Maintainability of the code with the intention that it makes simpler
future improvements to the stack in general.
* No management of allocation / de-allocation. Realized when the change
is complete for all per-user requests.
* Use of static types would catch particular classes of errors at
compile time instead of run-time. i.e. why use void * when you can use
struct foo.
* It is a continuation of work that was cut-short before the -7 branch
where per-user requests were split from the monolithic proto switch.
When everything was handled by the switch mbuf pointers were used to get
around the fact that arguments were of different types depending on the
user-request. With the requests split this no longer has to be done.
Is this really only about carrying them around on the call stack, or
does it extend to storage? Do you see a new pool_cache object at some
point?
Benefits as above, I do not (at this time) envision a new pool_cache object.
What is the long-term plan (for the set of changes you are currently
envisioning)? I would like to see that written down before we start.
Obviously, the first set of changes is to convert all uses of mbuf to
use sockaddr. While not dependent on this change one potential piece of
work that may follow is the merging of the inet and inet6 pcb which
would remove large amounts of redundant / duplicated #ifdef'd code.

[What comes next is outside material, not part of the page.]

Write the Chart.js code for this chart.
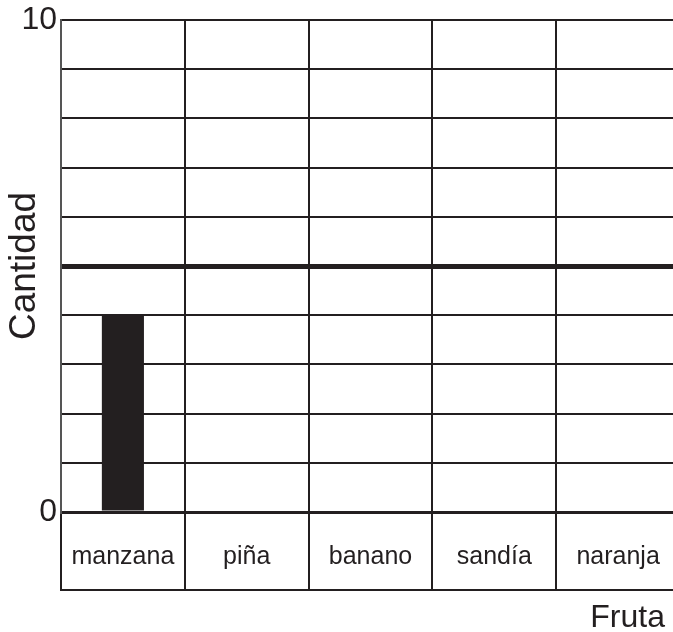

Will this extend to drivers eventually? If so, what's the pro/con of
that gain vs the added difficulty of porting drivers/changes from the
other BSDs?
As far as I'm aware this change should not in any way leak into drivers,
as for changes from other BSDs our per-user request code is already
diverged as a result of the other projects making changes. For example
FreeBSD has already merged their inet/inet6 pcb structure and they
re-factored their per-user requests long ago.